Críticas AdoroCinema
4,5
Ótimo
Bem-Vindo a Nova York

A arte de preencher lacunas

por Renato Hermsdorff

Quem dá as boas-vindas neste Bem-Vindo a Nova York é Gérard Depardieu – ao que tudo indica o ator, não o personagem. Na cena de abertura, ele aparece no centro de uma espécie de minicoletiva de imprensa, em que revela ser um “amoral”.

O que se segue é Gerard Departieu caracterizado como Mr. Devereaux, o poderoso presidente de uma instituição bancária internacional, em viagem a Nova York, que é denunciado por assédio sexual pela camareira do hotel.

A produção dirigida por Abel Ferrara (4:44 - O Fim do Mundo) não poupa esforços em sublinhar o apetite sexual do personagem. Em uma reunião de trabalho, Devereaux oferece um cardápio de prostitutas para os executivos correlatos; ele volta para o hotel, onde tem companhia de mais prostitutas; participa de uma orgia organizada por amigos em que o prato principal são... prostitutas. E as cenas de sexo são de um realismo ímpar.

Fica difícil, neste primeiro momento, comprar a ideia de um personagem tão bidimensional. É tudo sobre sexo. Mas o filme avança – denúncia, prisão, reprimenda da mulher (Jacqueline Bisset, inspirada) – e Devereaux não sai do lugar (da cama).

Forçado pela esposa a confessar o ataque, ele nega a acusação com naturalidade.
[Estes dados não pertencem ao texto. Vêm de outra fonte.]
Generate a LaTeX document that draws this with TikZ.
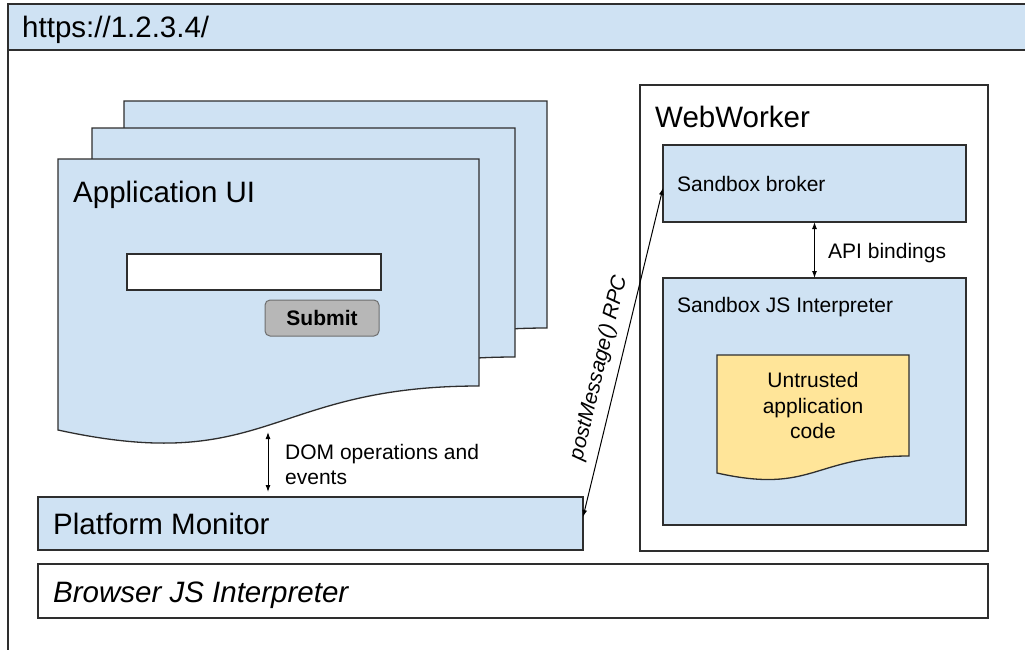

Mas, aos mais chegados, ele revela que não se arrepende de nada, usando do mesmo semblante pacífico. É nesse ponto que grita a tal “amoralidade” do personagem, que ganha verossimilhança. E o filme, profundidade.

Na “vida a real”, em 2011, o então presidente do Fundo Monetário Internacional (FMI), Dominique Strauss-Kahn (DSK), foi acusado de assédio sexual por uma camareira de um hotel de Nova York, um escândalo amplamente divulgado na imprensa, que custou ao político a chance de disputar a presidência francesa. DSK chegou a ameaçar Abel Ferrara com um processo e, talvez por isso, todo material de divulgação do filme traz a ressalva de que, apesar de inspirado por um processo judicial famoso, Bem-Vindo a Nova York é uma história ficcional.

A semelhança entre as duas histórias é notória, claro – e fica irresistível para o espectador, em algum momento, não se perguntar se tudo não teria acontecido realmente assim. Mas a fantasia de Abel (e do cinema), ao preencher lacunas e fazer opções para (re)construir aquele momento, torna o filme maior do que o episódio – o que se sabe dele.

No fim, não importa que a realidade tenha sido desse ou de outro jeito. Importa que a imaginação do diretor deu conta direitinho de trazer um estudo instigante da psique humana através de um personagem muito bem construído – seja ele real ou fruto da imaginação de um excepcional realizador.